> **PROBLEM TO SOLVE**
Print, word for word, every line from the beginning of the listing up to and including the line with "var font = 'Liberation Sans';". Pictures are to be excluded.

## begin

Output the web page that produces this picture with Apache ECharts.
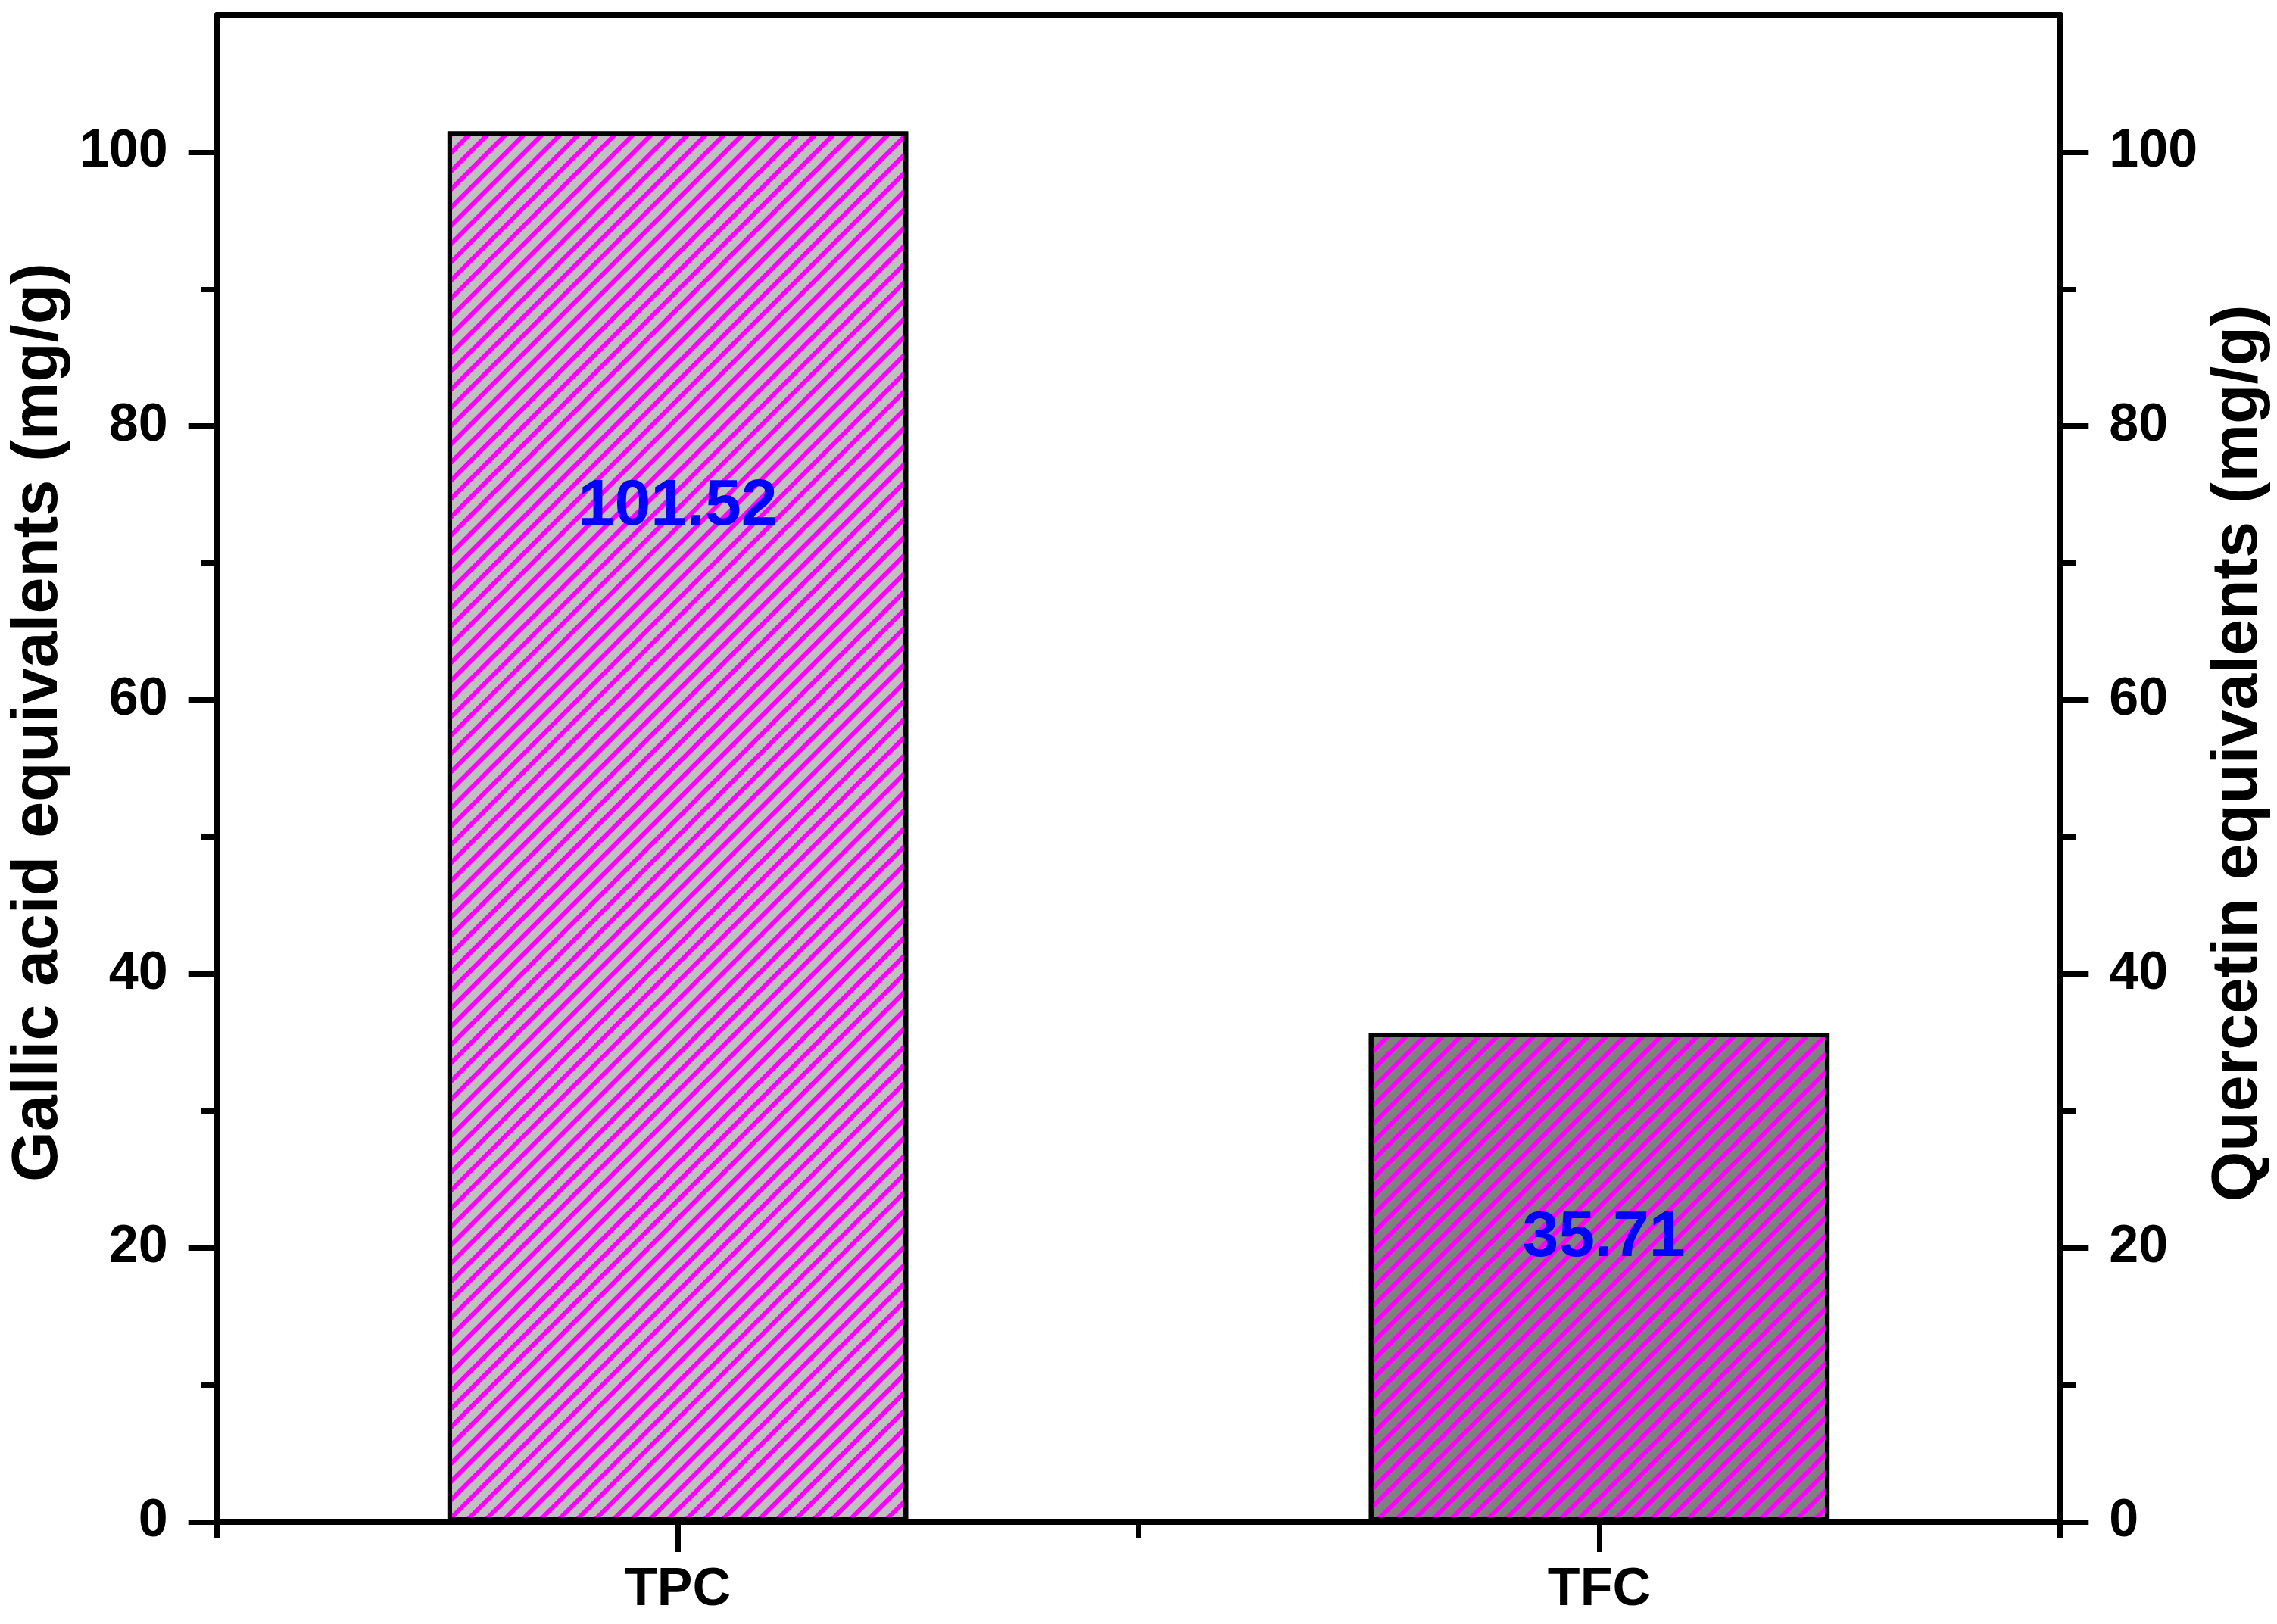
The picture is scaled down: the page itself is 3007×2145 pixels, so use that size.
<!DOCTYPE html>
<html>
<head>
<meta charset="utf-8">
<script src="https://cdn.jsdelivr.net/npm/echarts@6/dist/echarts.min.js"></script>
<style>
html, body { margin: 0; padding: 0; background: #fff; }
#container { width: 3007px; height: 2145px; }
</style>
</head>
<body>
<div id="container"></div>
<script>
// data
var categories = ['TPC', 'TFC'];
var values = [101.52, 35.71];
var majorTicks = [0, 20, 40, 60, 80, 100];
var minorTicks = [10, 30, 50, 70, 90];

var barColors = ['#c0c0c0', '#808080'];
var labelPos = [['50%', '27%'], ['51%', '42%']];
var font = 'Liberation Sans';

function majorY(pos, name, gap, shift) {
    return {
        type: 'value',
        position: pos,
        min: 0,
        max: 110,
        name: name,
        nameLocation: 'middle',
        nameRotate: 90,
        nameGap: gap,
        nameTextStyle: {
            fontFamily: font, fontWeight: 'bold', fontSize: 86, color: '#000',
            padding: [0, 0, 0, shift]
        },
        axisLine: { show: true, onZero: false, lineStyle: { color: '#000', width: 8 } },
        axisTick: { show: true, inside: false, length: 38, customValues: majorTicks, lineStyle: { color: '#000', width: 7 } },
        axisLabel: { show: true, margin: 65, customValues: majorTicks, fontFamily: font, fontWeight: 'bold', fontSize: 70, color: '#000' },
        splitLine: { show: false }
    };
}

function minorY(pos) {
    return {
        type: 'value',
        position: pos,
        min: 0,
        max: 110,
        axisLine: { show: false },
        axisTick: { show: true, length: 21, customValues: minorTicks, lineStyle: { color: '#000', width: 7 } },
        axisLabel: { show: false },
        splitLine: { show: false }
    };
}

var myChart = echarts.init(document.getElementById('container'));
var option = {
    animation: false,
    backgroundColor: '#fff',
    grid: { left: 277, right: 282, top: 20, bottom: 135, containLabel: false },
    xAxis: [
        {
            type: 'category',
            position: 'bottom',
            data: categories,
            axisLine: { show: true, onZero: false, lineStyle: { color: '#000', width: 8 } },
            axisTick: { show: true, alignWithLabel: true, length: 40, lineStyle: { color: '#000', width: 7 } },
            axisLabel: { margin: 56, fontFamily: font, fontWeight: 'bold', fontSize: 70, color: '#000' }
        },
        {
            // short ticks between the categories
            type: 'category',
            position: 'bottom',
            data: categories,
            axisLine: { show: false, onZero: false },
            axisTick: { show: true, length: 22, lineStyle: { color: '#000', width: 7 } },
            axisLabel: { show: false }
        },
        {
            // top frame line
            type: 'category',
            position: 'top',
            data: categories,
            axisLine: { show: true, onZero: false, lineStyle: { color: '#000', width: 8 } },
            axisTick: { show: false },
            axisLabel: { show: false }
        }
    ],
    yAxis: [
        majorY('left', 'Gallic acid equivalents (mg/g)', 162, 122),
        minorY('left'),
        majorY('right', 'Quercetin equivalents (mg/g)', 172, 40),
        minorY('right')
    ],
    series: [
        {
            type: 'bar',
            xAxisIndex: 0,
            yAxisIndex: 0,
            barWidth: '50%',
            data: values.map(function (v, i) {
                return {
                    value: v,
                    itemStyle: {
                        color: barColors[i],
                        borderColor: '#000',
                        borderWidth: 6,
                        decal: {
                            symbol: 'rect',
                            symbolSize: 1,
                            color: '#ff00ff',
                            dashArrayX: [1, 0],
                            dashArrayY: [6, 11],
                            rotation: -Math.PI / 4
                        }
                    },
                    label: { position: labelPos[i] }
                };
            }),
            label: {
                show: true,
                align: 'center',
                verticalAlign: 'middle',
                fontFamily: font,
                fontWeight: 'bold',
                fontSize: 86,
                color: '#0000ff',
                formatter: function (p) { return p.value.toFixed(2); }
            }
        }
    ]
};
myChart.setOption(option);
</script>
</body>
</html>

## end

> **TASK OUTPUT**
Output the web page that produces this picture with Apache ECharts.
The picture is scaled down: the page itself is 3007×2145 pixels, so use that size.
<!DOCTYPE html>
<html>
<head>
<meta charset="utf-8">
<script src="https://cdn.jsdelivr.net/npm/echarts@6/dist/echarts.min.js"></script>
<style>
html, body { margin: 0; padding: 0; background: #fff; }
#container { width: 3007px; height: 2145px; }
</style>
</head>
<body>
<div id="container"></div>
<script>
// data
var categories = ['TPC', 'TFC'];
var values = [101.52, 35.71];
var majorTicks = [0, 20, 40, 60, 80, 100];
var minorTicks = [10, 30, 50, 70, 90];

var barColors = ['#c0c0c0', '#808080'];
var labelPos = [['50%', '27%'], ['51%', '42%']];
var font = 'Liberation Sans';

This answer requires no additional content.